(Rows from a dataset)
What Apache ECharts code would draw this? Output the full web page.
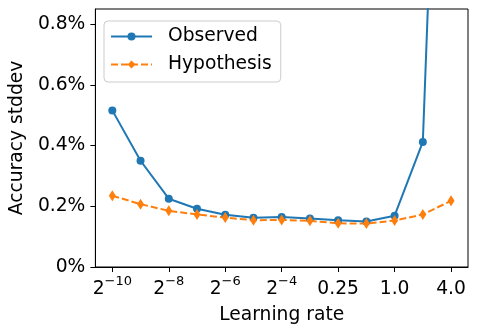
<!DOCTYPE html>
<html>
<head>
<meta charset="utf-8">
<script src="https://cdn.jsdelivr.net/npm/echarts@6.0.0/dist/echarts.min.js"></script>
<style>
    html, body { margin: 0; padding: 0; background: #fff; }
    #lrChart { width: 477px; height: 333px; }
</style>
</head>
<body>
<div id="lrChart"></div>
<script>
// learning rate = 2^exponent, stddev values in %
var lrExponents = [-10, -9, -8, -7, -6, -5, -4, -3, -2, -1, 0, 1, 2];
var observed = [0.516, 0.350, 0.225, 0.192, 0.172, 0.162, 0.165, 0.160, 0.154, 0.150, 0.169, 0.412, 2.9];
var hypothesis = [0.235, 0.207, 0.185, 0.173, 0.163, 0.154, 0.155, 0.152, 0.144, 0.143, 0.153, 0.173, 0.218];
var tickExponents = [-10, -8, -6, -4, -2, 0, 2];
var tickLabels = ['2^−10', '2^−8', '2^−6', '2^−4', '0.25', '1.0', '4.0'];

var font = 'DejaVu Sans';

function pairs(values) {
    var out = [];
    for (var i = 0; i < lrExponents.length; i++) {
        out.push([lrExponents[i], values[i]]);
    }
    return out;
}

function xLabel(v) {
    var idx = tickExponents.indexOf(Math.round(v));
    if (idx < 0) return '';
    var txt = tickLabels[idx];
    if (txt.indexOf('^') >= 0) {
        var parts = txt.split('^');
        return '{b|' + parts[0] + '}{s|' + parts[1] + '}';
    }
    return '{b|' + txt + '}';
}

var myChart = echarts.init(document.getElementById('lrChart'));
var option = {
    animation: false,
    backgroundColor: '#fff',
    grid: {
        left: 94, top: 9, right: 9, bottom: 66,
        show: true, borderColor: '#000', borderWidth: 1
    },
    legend: {
        orient: 'vertical',
        left: 104, top: 21,
        itemWidth: 41, itemHeight: 10, itemGap: 9,
        padding: [6, 9, 8, 6],
        backgroundColor: 'rgba(255,255,255,0.8)',
        borderColor: '#cccccc', borderWidth: 1, borderRadius: 4,
        textStyle: { fontSize: 18.7, color: '#000', fontFamily: font, padding: [0, 0, 0, 11] },
        data: ['Observed', 'Hypothesis']
    },
    xAxis: {
        type: 'value',
        min: -10.6, max: 2.6,
        name: 'Learning rate',
        nameLocation: 'middle',
        nameGap: 39,
        nameTextStyle: { fontSize: 18.7, color: '#000', fontFamily: font },
        axisLine: { show: true, onZero: false, lineStyle: { color: '#000', width: 1 } },
        axisTick: { show: true, length: 5, customValues: tickExponents, lineStyle: { color: '#000' } },
        splitLine: { show: false },
        axisLabel: {
            customValues: tickExponents,
            margin: 8,
            color: '#000',
            formatter: xLabel,
            rich: {
                b: { fontSize: 18.7, fontFamily: font, color: '#000', lineHeight: 24, verticalAlign: 'bottom' },
                s: { fontSize: 13, fontFamily: font, color: '#000', lineHeight: 13, verticalAlign: 'top' }
            }
        }
    },
    yAxis: {
        type: 'value',
        min: 0, max: 0.85, interval: 0.2,
        name: 'Accuracy stddev',
        nameLocation: 'middle',
        nameGap: 62,
        nameTextStyle: { fontSize: 18.7, color: '#000', fontFamily: font },
        axisLine: { show: true, onZero: false, lineStyle: { color: '#000', width: 1 } },
        axisTick: { show: true, length: 5, lineStyle: { color: '#000' } },
        splitLine: { show: false },
        axisLabel: {
            margin: 10,
            fontSize: 18.7, fontFamily: font, color: '#000',
            formatter: function (v) {
                return v === 0 ? '0%' : v.toFixed(1) + '%';
            }
        }
    },
    series: [
        {
            name: 'Observed',
            type: 'line',
            data: pairs(observed),
            symbol: 'circle',
            symbolSize: 8,
            color: '#1f77b4',
            itemStyle: { color: '#1f77b4' },
            lineStyle: { color: '#1f77b4', width: 2 }
        },
        {
            name: 'Hypothesis',
            type: 'line',
            data: pairs(hypothesis),
            symbol: 'diamond',
            symbolSize: [7, 11],
            color: '#ff7f0e',
            itemStyle: { color: '#ff7f0e' },
            lineStyle: { color: '#ff7f0e', width: 2, type: [7, 3] }
        }
    ]
};
myChart.setOption(option);
</script>
</body>
</html>
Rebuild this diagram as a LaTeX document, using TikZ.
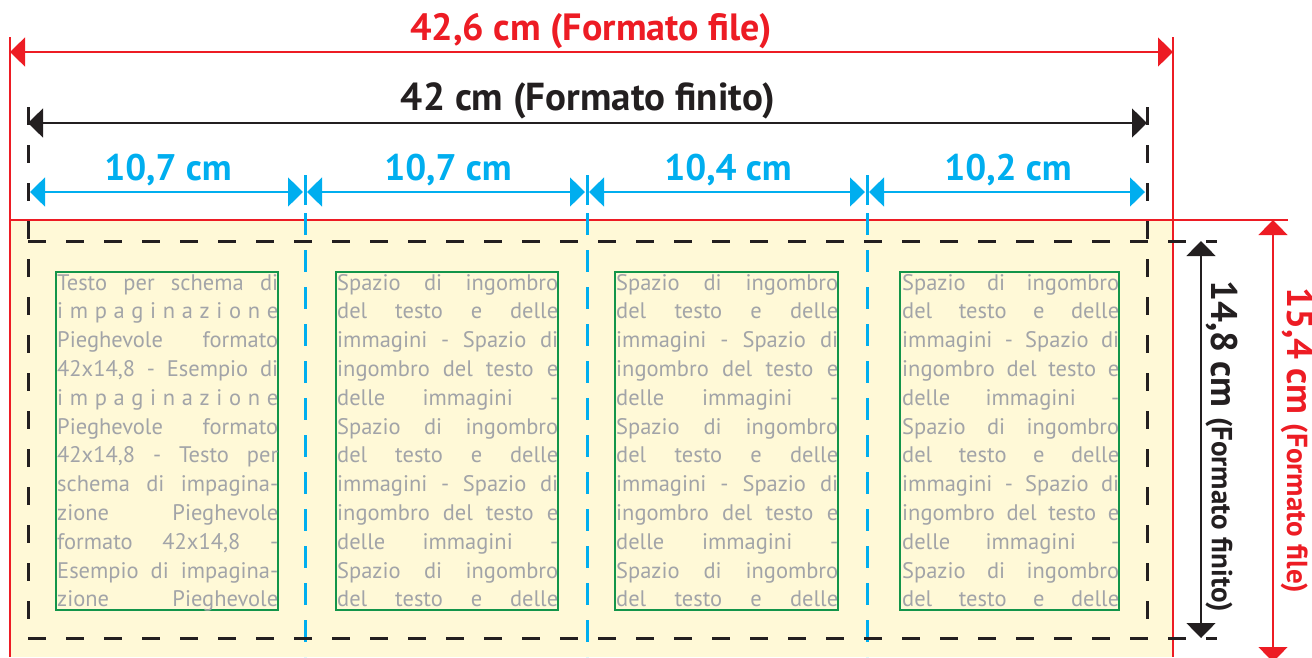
\documentclass[tikz,border=0pt]{standalone}
\usepackage{fontspec}
\setmainfont{PT Sans}
\usetikzlibrary{arrows.meta}

\definecolor{filered}{HTML}{ED1C24}
\definecolor{cutblack}{HTML}{231F20}
\definecolor{foldblue}{HTML}{00AEEF}
\definecolor{areagreen}{HTML}{13954A}
\definecolor{dummygray}{HTML}{A2A4A8}
\definecolor{paper}{HTML}{FFF9D7}

\begin{document}
\begin{tikzpicture}[x=1pt,y=-1pt,
    >={Triangle[length=15pt,width=29pt]},
    redline/.style={filered,line width=1.3pt},
    cutline/.style={cutblack,line width=3pt,dash pattern=on 18pt off 20pt},
    foldline/.style={foldblue,line width=3pt,dash pattern=on 22pt off 15pt},
    dimlabel/.style={font=\fontsize{38}{42}\selectfont\bfseries,inner sep=0pt},
    bodyline/.style={text=dummygray,font=\fontsize{22.5}{24}\selectfont,inner sep=0pt,anchor=base west}]
    \useasboundingbox (0,0) rectangle (1312,657);

    % the sheet with bleed
    \fill[paper] (10,220) rectangle (1173,657);
    \draw[redline] (10,37) -- (10,657);
    \draw[redline] (1173,37) -- (1173,657);
    \draw[redline] (10,220) -- (1288,220);

    % fold lines
    \foreach \x in {305,587,867} {
        \draw[foldblue,line width=3pt] (\x,175) -- (\x,205);
        \draw[foldline] (\x,213) -- (\x,657);
        }

    % trim lines
    \draw[cutline] (28,107) -- (28,638);
    \draw[cutline] (1147,107) -- (1147,638);
    \draw[cutline] (28,241) -- (1217,241);
    \draw[cutline] (28,638) -- (1217,638);

    % end points of the measures
    \coordinate (fileL) at (10,52);
    \coordinate (fileR) at (1173,52);
    \coordinate (finL) at (28,123);
    \coordinate (finR) at (1147,123);
    \coordinate (fileT) at (1273,220);
    \coordinate (fileB) at (1273,662);
    \coordinate (finT) at (1201,241);
    \coordinate (finB) at (1201,638);
    \foreach \x [count=\i] in {28,305,587,867,1147}
        \coordinate (f\i) at (\x,192);

    % horizontal measures
    \draw[filered,line width=1.3pt,<->] (fileL) -- (fileR);
    \draw[cutblack,line width=1.5pt,<->] (finL) -- (finR);
    \foreach \a/\b in {1/2,2/3,3/4,4/5}
        \draw[foldblue,line width=1.5pt,<->,shorten <=2pt,shorten >=2pt] (f\a) -- (f\b);

    % vertical measures
    \draw[filered,line width=1.3pt,<->] (fileT) -- (fileB);
    \draw[cutblack,line width=1.5pt,<->] (finT) -- (finB);

    % labels
    \node[dimlabel,text=filered] (fileW) at (591,31) {42,6 cm (Formato file)};
    \node[dimlabel,text=cutblack,font=\fontsize{39}{42}\selectfont\bfseries] (finW) at (588,101) {42 cm (Formato finito)};
    \foreach \x/\xtext [count=\i] in {168/{10,7 cm},448/{10,7 cm},728/{10,4 cm},1008/{10,2 cm}}
        \node[dimlabel,text=foldblue,font=\fontsize{37}{42}\selectfont\bfseries] (panel\i) at (\x,170) {\xtext};
    \node[inner sep=0pt,rotate=-90,text=cutblack,font=\bfseries] (finH) at (1222,446)
        {\fontsize{37}{40}\selectfont 14,8 cm \fontsize{29}{30}\selectfont(Formato finito)};
    \node[inner sep=0pt,rotate=-90,text=filered,font=\bfseries] (fileH) at (1297,440)
        {\fontsize{37}{40}\selectfont 15,4 cm \fontsize{29}{30}\selectfont(Formato file)};

    % text areas
    \foreach \x/\w in {56/222,336/222,615/223,900/219}
        \draw[areagreen,line width=2pt] (\x,272) rectangle ++(\w,338);

    \foreach \t [count=\i] in {Testo per schema di,
        i m p a g i n a z i o n e,
        Pieghevole formato,
        {42x14,8 - Esempio di},
        i m p a g i n a z i o n e,
        Pieghevole formato,
        {42x14,8 - Testo per},
        schema di impagina-,
        zione Pieghevole,
        {formato 42x14,8 -},
        Esempio di impagina-,
        zione Pieghevole}
        \node[bodyline] (a\i) at (57,{290+(\i-1)*28.8}) {\makebox[221pt][s]{\t}};

    \foreach \x/\w [count=\b] in {337/221,616/222,902/217} {
        \foreach \t [count=\i] in {Spazio di ingombro,
            del testo e delle,
            immagini - Spazio di,
            ingombro del testo e,
            delle immagini -,
            Spazio di ingombro,
            del testo e delle,
            immagini - Spazio di,
            ingombro del testo e,
            delle immagini -,
            Spazio di ingombro,
            del testo e delle}
            \node[bodyline] (s\b-\i) at (\x,{290+(\i-1)*28.8}) {\makebox[\w pt][s]{\t}};
        }
\end{tikzpicture}
\end{document}
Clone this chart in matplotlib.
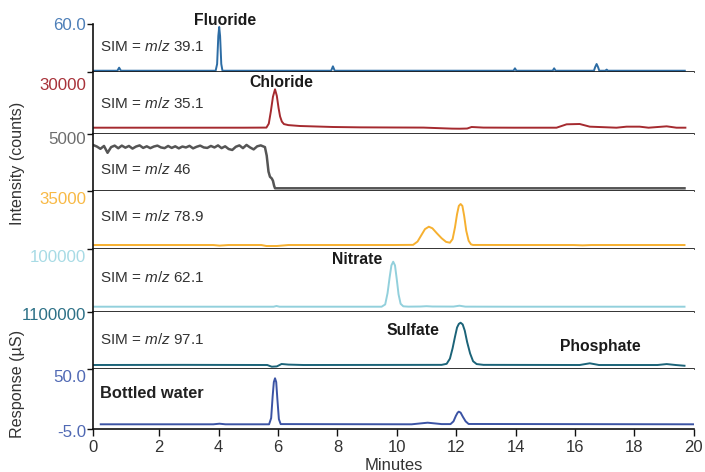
import matplotlib
matplotlib.use("Agg")
import matplotlib.pyplot as plt

plt.rcParams['font.family'] = ['Liberation Sans', 'DejaVu Sans']
plt.rcParams['mathtext.fontset'] = 'custom'
plt.rcParams['mathtext.rm'] = 'Liberation Sans'
plt.rcParams['mathtext.it'] = 'Liberation Sans:italic'

# --- data (minutes, signal) ---
# SIM m/z 39.1 (fluoride)
t_f = [-0.22, 0.59, 0.65, 0.71, 3.90, 3.95, 3.99, 4.02, 4.05, 4.09, 4.13, 7.79, 7.85, 7.91,
       13.93, 13.98, 14.03, 15.25, 15.30, 15.35, 16.64, 16.68, 16.73, 16.78, 16.82, 17.02, 17.07, 17.11, 19.70]
y_f = [1.6, 1.6, 5.4, 1.6, 1.6, 10, 45, 56.3, 45, 10, 1.6, 1.6, 7.1, 1.6,
       1.6, 4.6, 1.6, 1.6, 4.6, 1.6, 1.6, 6, 10, 6, 1.6, 1.6, 3, 1.6, 1.6]

# SIM m/z 35.1 (chloride)
t_cl = [-0.22, 1.80, 3.82, 4.84, 5.61, 5.69, 5.76, 5.83, 5.90, 5.96, 6.02, 6.07, 6.13, 6.20, 6.35, 6.74, 7.85, 8.76,
        9.89, 10.90, 11.86, 12.11, 12.37, 12.52, 12.92, 13.93, 15.38, 15.72, 16.16, 16.50, 16.96, 17.40, 17.74,
        18.18, 18.48, 19.09, 19.42, 19.72]
y_cl = [3050, 3050, 3050, 3050, 3100, 5000, 11000, 18000, 21630, 18500, 12500, 8500, 6000, 4800, 4300, 3870, 3390, 3220,
        3150, 3100, 2600, 2560, 2650, 3390, 3100, 3050, 3050, 4690, 4840, 3550, 3300, 3050, 3550,
        3550, 3050, 3710, 3050, 3050]

# SIM m/z 46
t_46 = [-0.22, -0.10, 0.02, 0.14, 0.26, 0.38, 0.50, 0.62, 0.74, 0.86, 0.98, 1.10, 1.22, 1.34, 1.46, 1.58,
        1.70, 1.82, 1.94, 2.06, 2.18, 2.30, 2.42, 2.54, 2.66, 2.78, 2.90, 3.02, 3.14, 3.26, 3.38, 3.50,
        3.62, 3.74, 3.86, 3.98, 4.10, 4.22, 4.34, 4.46, 4.58, 4.70, 4.82, 4.94, 5.06, 5.18, 5.30, 5.42,
        5.56, 5.62, 5.68, 5.73, 5.79, 5.83, 5.87, 5.90, 19.69]
y_46 = [4030, 3900, 3700, 3950, 3350, 3850, 3980, 3750, 3980, 3800, 3950, 3720, 3900, 4000, 3780, 3920,
        3760, 3900, 3980, 3820, 3760, 3950, 3780, 3920, 3740, 3900, 3820, 3960, 3740, 3880, 3980, 3820,
        3780, 3950, 3820, 4000, 3760, 3920, 3680, 3600, 3880, 4000, 3760, 4040, 3820, 3650, 3920, 4000,
        3850, 3100, 1700, 1250, 1100, 900, 450, 237, 237]

# SIM m/z 78.9
t_79 = [-0.22, 1.80, 3.82, 4.03, 4.33, 5.44, 5.61, 5.96, 6.35, 7.87, 9.89, 10.55, 10.70, 10.85, 10.95, 11.08, 11.20,
        11.35, 11.51, 11.66, 11.79, 11.88, 11.96, 12.03, 12.09, 12.15, 12.21, 12.27, 12.34, 12.42, 12.50, 12.57,
        13.93, 15.95, 16.26, 16.56, 17.98, 19.69]
y_79 = [2410, 2410, 2410, 2050, 2410, 2410, 1810, 1810, 2410, 2410, 2410, 2500, 4500, 9000, 12000, 13450, 12500,
        9500, 6500, 4300, 3800, 6000, 13000, 21000, 26000, 27150, 26000, 20000, 11000, 5000, 2800, 2450,
        2410, 2410, 2210, 2410, 2410, 2410]

# SIM m/z 62.1 (nitrate)
t_62 = [-0.22, 3.82, 5.85, 5.95, 6.05, 9.49, 9.61, 9.69, 9.76, 9.82, 9.88, 9.94, 10.00, 10.06, 10.13, 10.22, 10.39,
        10.80, 11.00, 11.20, 11.91, 12.11, 12.31, 13.93, 19.69]
y_62 = [8410, 8410, 8410, 9500, 8410, 8410, 12000, 30000, 55000, 74000, 79800, 74000, 52000, 28000, 13000, 9000, 8500,
        8700, 9200, 8700, 8600, 10000, 8500, 8410, 8410]

# SIM m/z 97.1 (sulfate, phosphate)
t_97 = [-0.22, 2.81, 5.64, 5.79, 5.96, 6.12, 6.35, 6.86, 11.51, 11.68, 11.79, 11.88, 11.96, 12.03, 12.09, 12.15, 12.22,
        12.29, 12.37, 12.47, 12.57, 12.69, 12.92, 16.16, 16.50, 16.81, 18.78, 19.09, 19.39, 19.69]
y_97 = [77200, 80000, 77200, 44000, 50000, 96500, 85000, 77200, 80000, 100000, 200000, 400000, 620000, 800000, 870000,
        893000, 860000, 740000, 520000, 300000, 150000, 95000, 80000, 77200, 110000, 77200, 77200, 95000, 77200, 63000]

# conductivity, bottled water
t_cd = [0.03, 3.82, 4.03, 4.23, 5.70, 5.77, 5.82, 5.86, 5.90, 5.94, 5.98, 6.03, 6.09, 10.50, 11.04, 11.51, 11.81,
        11.91, 11.99, 12.05, 12.09, 12.15, 12.23, 12.32, 12.42, 19.99]
y_cd = [-0.69, -0.69, -0.14, -0.69, -0.69, 5, 25, 38, 41.5, 38, 22, 4, -0.5, -0.69, 0.78, -0.5, -0.5,
        2, 7, 10, 10.9, 10, 6, 2, -0.4, -0.69]

times = [t_f, t_cl, t_46, t_79, t_62, t_97, t_cd]
signals = [y_f, y_cl, y_46, y_79, y_62, y_97, y_cd]
top_labels = ['60.0', '30000', '5000', '35000', '100000', '1100000', '50.0']
sim_labels = ['SIM = $m/z$ 39.1', 'SIM = $m/z$ 35.1', 'SIM = $m/z$ 46', 'SIM = $m/z$ 78.9',
              'SIM = $m/z$ 62.1', 'SIM = $m/z$ 97.1', 'Bottled water']
ylims = [(0, 60), (0, 30000), (0, 5000), (0, 35000), (0, 100000), (0, 1100000), (-5, 50)]
x_ticks = [2, 4, 6, 8, 10, 12, 14, 16, 18, 20]

line_colors = ['#2c6ca4', '#a52a2f', '#555555', '#f6b030', '#92d0dc', '#1b6378', '#3b53a4']
label_colors = ['#4d7fb8', '#a8323a', '#6d6d6d', '#f8b945', '#a8dbe5', '#2d7187', '#5069b4']

# layout in pixels (panel boundaries)
W, H = 705, 472
edges = [24, 72, 134, 191, 249, 312, 369, 429]
x0, x1 = 93.3, 693.7
xmin = -0.22
lab_off = [1, 14, 6, 8, 8, 3, 9]
sim_y = [0.53, 0.5, 0.37, 0.56, 0.54, 0.51, 0.6]

fig = plt.figure(figsize=(W / 100, H / 100), dpi=100)
axes = []
for i in range(7):
    top, bot = edges[i], edges[i + 1]
    ax = fig.add_axes([x0 / W, 1 - bot / H, (x1 - x0) / W, (bot - top) / H])
    ax.plot(times[i], signals[i], color=line_colors[i], lw=1.4 if i != 2 else 1.8, solid_joinstyle='round')
    ax.set_xlim(xmin, 20)
    ax.set_ylim(*ylims[i])
    for s in ['top', 'right']:
        ax.spines[s].set_visible(False)
    for s in ['left', 'bottom']:
        ax.spines[s].set_linewidth(1.2)
        ax.spines[s].set_color('#111111')
    if i == 6:
        ax.set_yticks([ylims[i][0], ylims[i][1]])
    else:
        ax.set_yticks([ylims[i][1]])
    ax.set_yticklabels([''] * len(ax.get_yticks()))
    ax.tick_params(axis='y', length=4, width=1, color='#111111')
    ax.annotate(top_labels[i], xy=(0, 1), xycoords='axes fraction', xytext=(-5, -lab_off[i] * 0.72),
                textcoords='offset points', ha='right', va='center', color=label_colors[i], fontsize=12.2)
    tr = ax.get_xaxis_transform()
    if i == 6:
        ax.text(0.0, sim_y[i], sim_labels[i], transform=tr, fontsize=11.8,
                fontweight='bold', color='#222222', va='center')
    else:
        ax.text(0.0, sim_y[i], sim_labels[i], transform=tr, fontsize=11,
                color='#333333', va='center')
    if i < 6:
        ax.set_xticks([])
    axes.append(ax)

axes[6].annotate('-5.0', xy=(0, 0), xycoords='axes fraction', xytext=(-5, -2.2),
                 textcoords='offset points', ha='right', va='center', color=label_colors[6], fontsize=12.2)
# the "0" tick sits on the left spine
axes[6].set_xticks([xmin] + x_ticks)
axes[6].set_xticklabels(['0'] + [str(v) for v in x_ticks])
axes[6].tick_params(axis='x', length=5, width=1, color='#111111', labelsize=12, labelcolor='#333333', pad=3)
axes[6].set_xlabel('Minutes', fontsize=12, color='#333333', labelpad=2)

# compound names
bold = dict(fontsize=11.3, fontweight='bold', color='#1a1a1a', ha='center', va='center')
axes[0].text(4.23, 1.08, 'Fluoride', transform=axes[0].get_xaxis_transform(), clip_on=False, **bold)
axes[1].text(6.11, 0.83, 'Chloride', transform=axes[1].get_xaxis_transform(), **bold)
axes[4].text(8.67, 0.84, 'Nitrate', transform=axes[4].get_xaxis_transform(), **bold)
axes[5].text(10.53, 0.68, 'Sulfate', transform=axes[5].get_xaxis_transform(), **bold)
axes[5].text(16.87, 0.40, 'Phosphate', transform=axes[5].get_xaxis_transform(), **bold)

fig.text(18 / W, 1 - 163 / H, 'Intensity (counts)', rotation=90, ha='center', va='center',
         fontsize=11.6, color='#333333')
fig.text(18 / W, 1 - 384 / H, 'Response (µS)', rotation=90, ha='center', va='center',
         fontsize=11.6, color='#333333')

fig.savefig('out.png', dpi=100)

● REQUIREMENT
Everything from the line that contains "Clone this chart in matplotlib." down to the line that contains "3, 1.6, 1.6]" should be written out exactly, end lines too, minus the pictures.

● ANSWER TO THE PROBLEM
Clone this chart in matplotlib.
import matplotlib
matplotlib.use("Agg")
import matplotlib.pyplot as plt

plt.rcParams['font.family'] = ['Liberation Sans', 'DejaVu Sans']
plt.rcParams['mathtext.fontset'] = 'custom'
plt.rcParams['mathtext.rm'] = 'Liberation Sans'
plt.rcParams['mathtext.it'] = 'Liberation Sans:italic'

# --- data (minutes, signal) ---
# SIM m/z 39.1 (fluoride)
t_f = [-0.22, 0.59, 0.65, 0.71, 3.90, 3.95, 3.99, 4.02, 4.05, 4.09, 4.13, 7.79, 7.85, 7.91,
       13.93, 13.98, 14.03, 15.25, 15.30, 15.35, 16.64, 16.68, 16.73, 16.78, 16.82, 17.02, 17.07, 17.11, 19.70]
y_f = [1.6, 1.6, 5.4, 1.6, 1.6, 10, 45, 56.3, 45, 10, 1.6, 1.6, 7.1, 1.6,
       1.6, 4.6, 1.6, 1.6, 4.6, 1.6, 1.6, 6, 10, 6, 1.6, 1.6, 3, 1.6, 1.6]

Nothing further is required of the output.